Los niños judíos deben por lo tanto escuchar de sus padres una y otra vez la Torá y la historia de salvación sobre la que se basa, hasta que se convierten en una parte de sus vidas. En la Iglesia no puede ser de otra manera. También ella vive en verdad de esta historia de salvación, que ha encontrado en Jesús su plenitud definitiva. Esta historia es demasiado grande para la familia individualmente considerada. Sólo es posible vincular a su hijo con esta historia si la familia misma ya está unida a la nueva familia de la Iglesia.

En los últimos decenios la Iglesia ve cada vez más claramente, cuán necesaria se torna la reintroducción del catecumenado. Tendría la función de poner a la clara luz de la razón creyente el tipo de vida en el que ha crecido el niño, para que el joven pudiera decidir entonces en verdadera libertad su estilo de vida.

…/… El catecumenado es más que una simple clase, el catecumenado es iniciación en el estilo de vida de la fe. Par poder ser introducido en tal estilo, tiene que haberlo.

Aquello que la Iglesia necesita sobre todas las cosas es, por lo tanto, que ella misma se una sociedad concreta, donde haga visible la fe en cuanto estilo de vida diferente del nuevo paganismo. Así el catecumenado tendría nuevamente una base. Pero tal sociedad cristiana concreta, en medio de un mundo que hace tiempo se empeña en volver a ser pagano, sólo puede darse en la forma de comunidades, que en sí mismas ponen de manifiesto el mundo nuevo y el nuevo proyecto social de Dios. Tal comunidad ya es catecumenado en sí misma. Si no la hay, de nada sirven las mejores <<introducciones a la fe>>.

Por tanto, la pregunta propiamente dicha no es la siguiente: ¿Qué tipo de catecumenado?, ni tampoco ¿bautismo de niños o bautismo de adultos?; tanto menos sería ¿<<Iglesia del pueblo>> o <<Iglesia por decisión>>? La pregunta propiamente dicha versa sobre la existencia de comunidades vivas en la Iglesia de las que se pueda decir: <<¡venid y ved!>> (Jn. 1,46). En tal comunidad caben siempre invitados, alejados, inconformes, visitantes ocasionales y aprovechados. La <<comunidad pura>> no se ha dado nunca y además no sería bíblica en modo alguno, pero sí debe ser viva en el sentido evangélico.
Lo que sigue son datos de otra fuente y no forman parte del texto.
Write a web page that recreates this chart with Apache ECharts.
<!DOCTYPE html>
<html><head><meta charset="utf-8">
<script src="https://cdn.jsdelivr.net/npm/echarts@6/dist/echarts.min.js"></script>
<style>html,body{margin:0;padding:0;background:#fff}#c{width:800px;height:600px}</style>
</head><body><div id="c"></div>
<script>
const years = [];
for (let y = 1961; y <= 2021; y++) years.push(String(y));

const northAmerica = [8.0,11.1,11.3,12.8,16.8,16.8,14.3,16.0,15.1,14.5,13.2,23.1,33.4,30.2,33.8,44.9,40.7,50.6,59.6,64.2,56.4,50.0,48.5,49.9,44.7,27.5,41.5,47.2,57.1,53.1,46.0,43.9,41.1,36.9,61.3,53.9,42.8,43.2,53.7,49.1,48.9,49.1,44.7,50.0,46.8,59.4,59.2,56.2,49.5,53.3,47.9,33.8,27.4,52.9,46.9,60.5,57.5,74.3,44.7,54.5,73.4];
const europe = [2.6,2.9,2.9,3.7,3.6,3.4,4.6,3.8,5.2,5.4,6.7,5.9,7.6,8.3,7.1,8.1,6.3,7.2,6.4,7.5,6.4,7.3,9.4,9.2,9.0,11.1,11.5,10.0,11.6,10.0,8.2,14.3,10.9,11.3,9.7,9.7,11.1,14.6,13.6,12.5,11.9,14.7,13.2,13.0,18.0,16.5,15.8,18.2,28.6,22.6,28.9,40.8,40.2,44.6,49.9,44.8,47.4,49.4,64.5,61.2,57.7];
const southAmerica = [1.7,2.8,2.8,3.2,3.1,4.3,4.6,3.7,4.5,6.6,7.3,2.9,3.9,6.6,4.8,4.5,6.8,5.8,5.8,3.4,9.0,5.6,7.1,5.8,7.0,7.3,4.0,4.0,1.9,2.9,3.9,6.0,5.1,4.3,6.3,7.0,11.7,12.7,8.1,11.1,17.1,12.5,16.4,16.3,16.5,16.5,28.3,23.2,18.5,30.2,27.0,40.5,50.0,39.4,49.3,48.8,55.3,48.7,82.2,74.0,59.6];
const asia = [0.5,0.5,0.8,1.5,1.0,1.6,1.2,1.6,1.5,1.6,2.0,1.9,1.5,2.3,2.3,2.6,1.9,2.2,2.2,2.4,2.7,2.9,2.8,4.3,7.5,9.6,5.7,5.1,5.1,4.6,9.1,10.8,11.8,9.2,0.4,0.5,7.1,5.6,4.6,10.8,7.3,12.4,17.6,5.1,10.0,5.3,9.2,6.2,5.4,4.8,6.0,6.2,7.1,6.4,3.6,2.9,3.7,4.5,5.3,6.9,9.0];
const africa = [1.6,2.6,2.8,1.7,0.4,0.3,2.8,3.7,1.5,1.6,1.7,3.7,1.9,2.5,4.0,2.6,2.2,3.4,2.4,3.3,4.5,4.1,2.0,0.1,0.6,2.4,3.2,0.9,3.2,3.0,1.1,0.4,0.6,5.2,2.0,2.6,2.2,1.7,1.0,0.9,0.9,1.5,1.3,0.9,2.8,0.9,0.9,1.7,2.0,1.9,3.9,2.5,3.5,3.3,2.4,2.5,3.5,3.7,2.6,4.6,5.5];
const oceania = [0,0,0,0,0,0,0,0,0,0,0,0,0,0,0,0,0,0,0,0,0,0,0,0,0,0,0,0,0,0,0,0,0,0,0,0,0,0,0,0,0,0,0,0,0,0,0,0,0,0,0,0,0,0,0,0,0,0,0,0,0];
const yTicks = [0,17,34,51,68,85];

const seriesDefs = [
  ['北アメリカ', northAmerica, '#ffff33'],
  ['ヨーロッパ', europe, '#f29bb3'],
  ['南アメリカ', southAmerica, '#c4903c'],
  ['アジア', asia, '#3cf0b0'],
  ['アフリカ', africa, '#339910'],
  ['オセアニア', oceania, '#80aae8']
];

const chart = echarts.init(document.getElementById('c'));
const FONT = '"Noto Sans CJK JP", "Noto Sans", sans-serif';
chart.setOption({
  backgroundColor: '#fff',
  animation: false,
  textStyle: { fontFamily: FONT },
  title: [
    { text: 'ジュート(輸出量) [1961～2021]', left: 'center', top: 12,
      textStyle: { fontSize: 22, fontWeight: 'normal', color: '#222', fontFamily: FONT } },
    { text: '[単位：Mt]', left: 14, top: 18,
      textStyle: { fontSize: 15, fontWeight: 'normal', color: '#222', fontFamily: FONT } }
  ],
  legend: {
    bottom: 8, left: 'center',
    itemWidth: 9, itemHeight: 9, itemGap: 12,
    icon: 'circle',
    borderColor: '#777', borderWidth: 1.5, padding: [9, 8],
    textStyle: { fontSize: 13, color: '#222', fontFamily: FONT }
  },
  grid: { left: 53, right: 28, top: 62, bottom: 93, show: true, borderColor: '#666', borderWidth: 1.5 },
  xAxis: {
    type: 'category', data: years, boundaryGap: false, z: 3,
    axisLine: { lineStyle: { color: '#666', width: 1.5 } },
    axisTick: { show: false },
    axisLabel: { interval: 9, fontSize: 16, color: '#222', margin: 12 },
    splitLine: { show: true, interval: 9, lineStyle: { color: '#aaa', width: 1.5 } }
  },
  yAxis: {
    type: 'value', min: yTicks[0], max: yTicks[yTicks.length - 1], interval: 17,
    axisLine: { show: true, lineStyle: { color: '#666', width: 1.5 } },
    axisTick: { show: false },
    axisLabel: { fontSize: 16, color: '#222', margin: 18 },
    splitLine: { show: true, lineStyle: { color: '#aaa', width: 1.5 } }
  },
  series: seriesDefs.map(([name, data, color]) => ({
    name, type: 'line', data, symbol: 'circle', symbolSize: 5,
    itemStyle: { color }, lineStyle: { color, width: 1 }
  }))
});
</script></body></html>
Y debe ser tal, que pueda decirse: <<¡ven y ve tu mismo!>>.

Creo que a estas alturas se puede entender por qué he titulado lo escrito y transcrito, “La radicalidad del bautismo de niños”. Que el Señor, en su gracia, nos ilumine para entender el compromiso que él nos exige para ser una comunidad auténticamente viva y anticipadora del nuevo modelo social de Dios.